06 novembre 2022

LA BORNE NATURELLE DES GAULES - JEAN-BAPTISTE CLOOTS

Un objet que la cour de Versailles ne doit pas perdre de vue, c'est de reculer les frontières de la France jusqu'à l'embouchure du Rhin. Ce fleuve est la borne naturelle des Gaules, ainsi que les Alpes, les Pyrénées, la Méditerranée et l'océan.

L'empereur d'Autriche ne demande pas mieux que de s'arrondir vers le Danube, le roi de Prusse vers la Vistule, et la Hollande vers l'Ems. La Valachie et la Moldavie satisferaient le premier. Dantzig, Posnanie et Gnesne satisferaient le second, qui cèderait la Frise aux Hollandais et Clèves à la France. Pour ce qui regarde Spire, Mayence, Trèves, Liège et Cologne, tout cela serait réuni à la Couronne par des arrangements subséquents.
Pour peu que la paix dure et que l'administration tende une main vivifiante sur l'agriculture, les arts et le commerce, et que les abus fassent place à la raison, j'ose prédire qu'avant vingt ans Flessingue, Rotterdam, Wesel et Düsseldorf se féliciteront d'être nos voisins.
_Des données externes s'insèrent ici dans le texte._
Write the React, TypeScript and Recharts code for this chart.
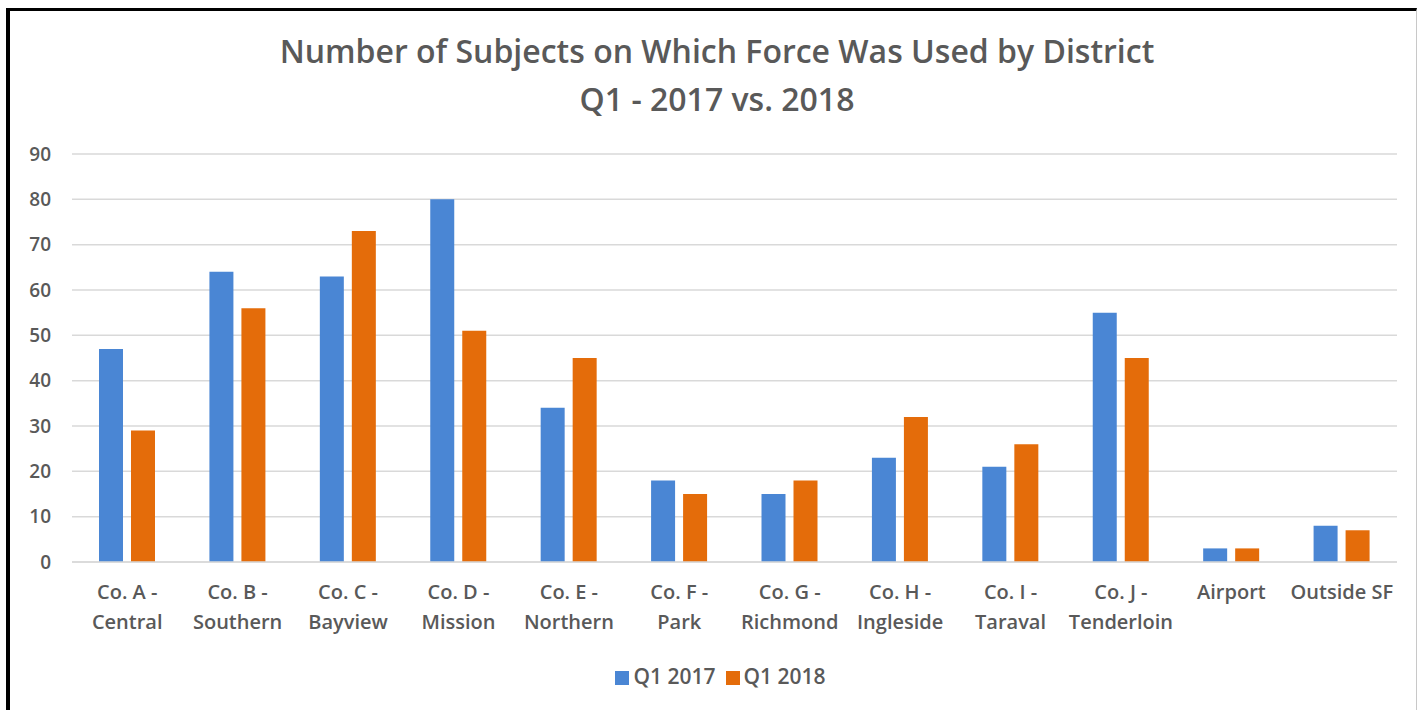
import React from "react";
import { BarChart, Bar, XAxis, YAxis, CartesianGrid, Legend } from "recharts";

const categories = [
  "Co. A - Central",
  "Co. B - Southern",
  "Co. C - Bayview",
  "Co. D - Mission",
  "Co. E - Northern",
  "Co. F - Park",
  "Co. G - Richmond",
  "Co. H - Ingleside",
  "Co. I - Taraval",
  "Co. J - Tenderloin",
  "Airport",
  "Outside SF",
];
const q12017 = [47, 64, 63, 80, 34, 18, 15, 23, 21, 55, 3, 8];
const q12018 = [29, 56, 73, 51, 45, 15, 18, 32, 26, 45, 3, 7];
const yTicks = [0, 10, 20, 30, 40, 50, 60, 70, 80, 90];
const seriesNames = ["Q1 2017", "Q1 2018"];
const titleLines = [
  "Number of Subjects on Which Force Was Used by District",
  "Q1 - 2017 vs. 2018",
];

const data = categories.map((c, i) => ({
  name: c,
  a: q12017[i],
  b: q12018[i],
}));

const FONT = "'Open Sans', sans-serif";
const TEXT = "#595959";

const CategoryTick = (props: any) => {
  const { x, y, payload } = props;
  const label: string = payload.value;
  const idx = label.indexOf("- ");
  const parts =
    idx >= 0 ? [label.slice(0, idx + 1), label.slice(idx + 2)] : [label];
  return (
    <g transform={`translate(${x},${y})`}>
      <text
        textAnchor="middle"
        fill={TEXT}
        fontSize={20}
        fontWeight={600}
        fontFamily={FONT}
      >
        {parts.map((p, i) => (
          <tspan key={i} x={0} dy={i === 0 ? 37 : 30}>
            {p}
          </tspan>
        ))}
      </text>
    </g>
  );
};

export default function App() {
  return (
    <div
      style={{
        position: "absolute",
        left: 0,
        top: 0,
        width: 1417,
        height: 710,
        background: "#fff",
        overflow: "hidden",
      }}
    >
      <div
        style={{
          position: "absolute",
          left: 6,
          top: 8,
          width: 1411,
          height: 720,
          boxSizing: "border-box",
          borderLeft: "4px solid #000",
          borderTop: "3px solid #000",
          borderRight: "1px solid #c8c8c8",
        }}
      />
      <div
        style={{
          position: "absolute",
          left: 0,
          top: 27,
          width: 1434,
          textAlign: "center",
          fontFamily: FONT,
          fontSize: 32,
          fontWeight: 600,
          color: TEXT,
          lineHeight: "48px",
        }}
      >
        {titleLines.map((t, i) => (
          <div key={i}>{t}</div>
        ))}
      </div>
      <div style={{ position: "absolute", left: 0, top: 0 }}>
        <BarChart
          width={1417}
          height={710}
          data={data}
          margin={{ top: 154, right: 20, bottom: 20, left: 0 }}
          barSize={24}
          barGap={8}
        >
          <CartesianGrid vertical={false} stroke="#d9d9d9" strokeWidth={1.5} />
          <XAxis
            dataKey="name"
            axisLine={{ stroke: "#d9d9d9", strokeWidth: 1.5 }}
            tickLine={false}
            tickSize={0}
            tickMargin={0}
            interval={0}
            height={100}
            tick={<CategoryTick />}
          />
          <YAxis
            width={72}
            domain={[0, 90]}
            ticks={yTicks}
            axisLine={false}
            tickLine={false}
            tickSize={0}
            tickMargin={21}
            tick={{
              fill: TEXT,
              fontSize: 19,
              fontWeight: 600,
              fontFamily: FONT,
            }}
          />
          <Legend
            verticalAlign="bottom"
            align="center"
            iconType="square"
            iconSize={14}
            wrapperStyle={{ fontFamily: FONT, fontSize: 21, fontWeight: 600, paddingLeft: 27 }}
            formatter={(v: string) => <span style={{ color: TEXT }}>{v}</span>}
          />
          <Bar
            dataKey="a"
            name={seriesNames[0]}
            fill="#4a86d4"
            isAnimationActive={false}
          />
          <Bar
            dataKey="b"
            name={seriesNames[1]}
            fill="#e46c0a"
            isAnimationActive={false}
          />
        </BarChart>
      </div>
    </div>
  );
}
Un roi de France qui développerait toutes les ressources économiques de son royaume, qui rendrait à l'industrie des milliers de bras, et de lingots enfouis dans les cloîtres et perdus par l'ignorance des vrais principes, ce roi ferait recevoir facilement un projet qui, ne nuisant à personne, et qui mettant la France dans la véritable assiette, ne lui laisserait plus que le désir et le moyen de voir fleurir l'Europe dans une paix perpétuelle.

Les ennemis du nom français ne manqueront pas de crier ici à l'ambition, au machiavélisme, et d'envelopper toute la nation dans les projets d'un seul individu ; mais j'avertis ces messieurs que je ne tiens de la France ni par la naissance, ni par les emplois. J'y vis avec l'argent que j'y apporte, sans être même naturalisé.

L'avis de Montesquieu est le mien : voyagez en Angleterre, en Hollande, en Allemagne, en Italie, et demeurez en France. Effectivement, que l'on me trouve une nation plus prévenante, plus aimable, plus sociable, et je lui consacre sur le champ toute ma fortune.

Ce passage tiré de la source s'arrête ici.